Schreder-Gomes found her niche in geology by accident. “When I applied to St. Norbert, I hadn’t decided on my major and they paired me with a geology major who showed me around: we’re still friends. I came to realize that geologists are all kinds of scientists – chemists, physicists and biologists – but we do it in our own way.

“My training as a geologist at SNC prepared me well for graduate school. I was a first-generation college student and the mentoring I was given made it possible to do what I do now. I was taught how to make detailed observations and interpret them within a wider context.
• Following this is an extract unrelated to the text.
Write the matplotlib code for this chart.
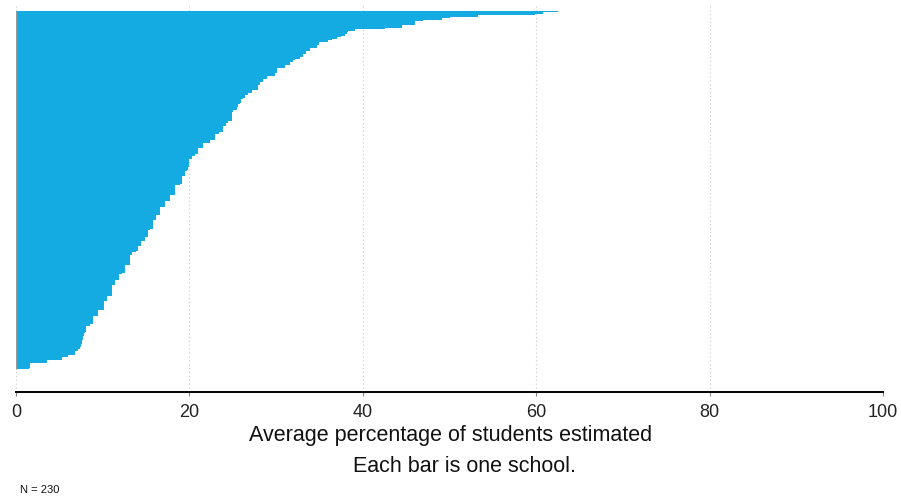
import matplotlib
matplotlib.use("Agg")
import matplotlib.pyplot as plt
import numpy as np

plt.rcParams['font.family'] = ['Liberation Sans', 'DejaVu Sans']

# average percentage estimated per school, sorted high -> low (one bar per school)
school_pct = [
    62.5, 60.8, 59.9, 53.3, 50.0, 49.1, 46.9, 46.0, 46.0, 44.5,
    44.5, 42.6, 39.1, 38.3, 38.2, 38.0, 37.5, 37.0, 36.5, 36.0,
    35.0, 35.0, 34.7, 34.7, 33.9, 33.9, 33.5, 33.5, 33.1, 33.1,
    32.7, 32.2, 32.0, 31.6, 31.6, 31.0, 31.0, 30.1, 30.1, 30.1,
    29.9, 29.9, 28.9, 28.9, 28.5, 28.5, 28.2, 28.2, 27.9, 27.9,
    27.9, 27.2, 27.2, 26.8, 26.4, 26.4, 26.2, 26.0, 26.0, 25.8,
    25.6, 25.6, 25.5, 25.5, 25.0, 24.9, 24.9, 24.9, 24.9, 24.9,
    24.9, 24.5, 24.2, 24.2, 23.9, 23.9, 23.9, 23.9, 23.4, 23.0,
    23.0, 23.0, 23.0, 22.4, 22.4, 21.6, 21.6, 21.6, 21.0, 21.0,
    21.0, 21.0, 20.6, 20.3, 20.3, 20.0, 20.0, 19.9, 19.9, 19.9,
    19.8, 19.8, 19.7, 19.5, 19.5, 19.5, 19.1, 19.1, 19.1, 19.1,
    19.1, 18.9, 18.3, 18.3, 18.3, 18.3, 18.3, 18.3, 17.8, 17.8,
    17.8, 17.8, 17.2, 17.2, 17.2, 17.2, 16.6, 16.6, 16.6, 16.6,
    16.6, 16.1, 16.1, 16.1, 15.8, 15.8, 15.8, 15.8, 15.8, 15.8,
    15.5, 15.2, 15.2, 15.2, 15.2, 14.9, 14.9, 14.9, 14.4, 14.4,
    14.4, 14.1, 14.1, 14.1, 13.8, 13.4, 13.4, 13.1, 13.1, 13.1,
    13.1, 13.1, 13.1, 12.6, 12.6, 12.6, 12.6, 12.6, 12.2, 11.9,
    11.9, 11.9, 11.9, 11.4, 11.4, 11.4, 11.1, 11.1, 11.1, 11.1,
    11.1, 11.1, 11.1, 10.5, 10.5, 10.5, 10.1, 10.1, 10.1, 10.1,
    10.1, 10.1, 9.5, 9.5, 9.5, 9.5, 8.9, 8.9, 8.9, 8.9,
    8.9, 8.5, 8.1, 8.1, 8.1, 8.1, 8.0, 7.8, 7.8, 7.7,
    7.7, 7.6, 7.6, 7.6, 7.5, 7.5, 7.4, 7.2, 6.8, 6.8,
    6.8, 6.0, 5.3, 5.3, 3.6, 3.6, 1.6, 1.6, 1.6, 1.5,
]
x_ticks = [0, 20, 40, 60, 80, 100]
x_label = "Average percentage of students estimated"
subtitle = "Each bar is one school."
note = "N = %d" % len(school_pct)

bar_color = '#14aae2'

fig = plt.figure(figsize=(9.01, 5.0), dpi=100)
# axes box in pixels: left 16, right 883, top 4, bottom 391.7
ax = fig.add_axes([16/901, (500-391.7)/500, (883-16)/901, (391.7-4)/500])

ypos = np.arange(len(school_pct))
ax.barh(ypos, school_pct, height=1.0, color=bar_color, linewidth=0, zorder=2)

ax.set_xlim(0, 100)
ax.set_ylim(243.9, -4.7)

for t in x_ticks:
    ax.axvline(t, color='#c8c8c8', lw=0.8, ls=(0, (1, 2.5)), zorder=1)
# thin grey baseline along the bar origin
ax.plot([0, 0], [ypos[-1] + 0.5, ypos[0] - 0.5], color='#9a9a9a', lw=1.0,
        zorder=3, solid_capstyle='butt')

for s in ['top', 'right', 'left']:
    ax.spines[s].set_visible(False)
ax.spines['bottom'].set_color('black')
ax.spines['bottom'].set_linewidth(1.4)
ax.spines['bottom'].set_zorder(3)

ax.set_yticks([])
ax.set_xticks(x_ticks)
ax.set_xticklabels([str(t) for t in x_ticks])
ax.tick_params(axis='x', length=3, width=0.8, color='#888888',
               labelsize=13, labelcolor='#222222', pad=6)

fig.text(451/901, 1 - 436/500, x_label, ha='center', va='center',
         fontsize=15.5, color='#111111')
fig.text(465/901, 1 - 466/500, subtitle, ha='center', va='center',
         fontsize=15.5, color='#111111')
fig.text(20/901, 1 - 490/500, note, ha='left', va='center',
         fontsize=8, color='#111111')

fig.savefig('out.png', dpi=100)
She was led towards her research in ancient rocks by studies in the St. Norbert fossil prep lab with Rebecca McKean ’04 (Geology), where McKean and her students are Unpacking a Plesiosaur

“I’m a sedimentologist, not a paleontologist, but as I’m studying microorganisms – which are microfossils – I am thinking like a paleontologist too. I am looking for biosignatures, which is one of the goals of the NASA rover program.”

She is also grateful for the ample field experiences at St. Norbert. “Our professors really put in the extra effort to make sure we got this – something that has stuck with me through the years is professor of geology Tim Flood saying that we should never pass up an opportunity to go in the field or look at samples, because ‘the difference between a good geologist and a great geologist is that a great geologist has seen more rocks.’ ”

Now she has had a chance to observe the unique challenges of fieldwork with NASA’s virtual field assistant (Percy) as Benison and other return sample scientists tackled the huge responsibility of deciding where to take samples and how many to take at various locations on the rover’s path in and around Jezero Crater. (Jezero was chosen because the crater is believed to have once held a longstanding lake.)

“As geologists we’re trained to hold rocks in our hands; it’s much more challenging to look at pictures even if they can still provide a wealth of knowledge. You’re only able to see what’s on the surface. Geologists are also used to taking lots of samples in the field. You might have a backpack of rocks the size of a tennis ball. But the Rover samples are more like the size of a pea or a piece of chalk, and limited in number and you can’t pick a sample up and then put it back if you find a better one. You have to stick with your choices.”

With the end of her masters program in sight, Schreder-Gomes is writing up her findings and plans to head back to Wisconsin to be near family and work in industry. Her only slight regret has been missing her lab buddies under pandemic conditions. “I’ve been able to go into the lab for a just a few hours at a time and been the only person there. I miss the camaraderie of the lab – there’s nothing like calling your colleagues over to see something exciting you’ve found, it’s not the same sharing your screen on Zoom.
“Doing research during a pandemic has been incredibly difficult, but I am constantly inspired by the work I have the privilege of doing.”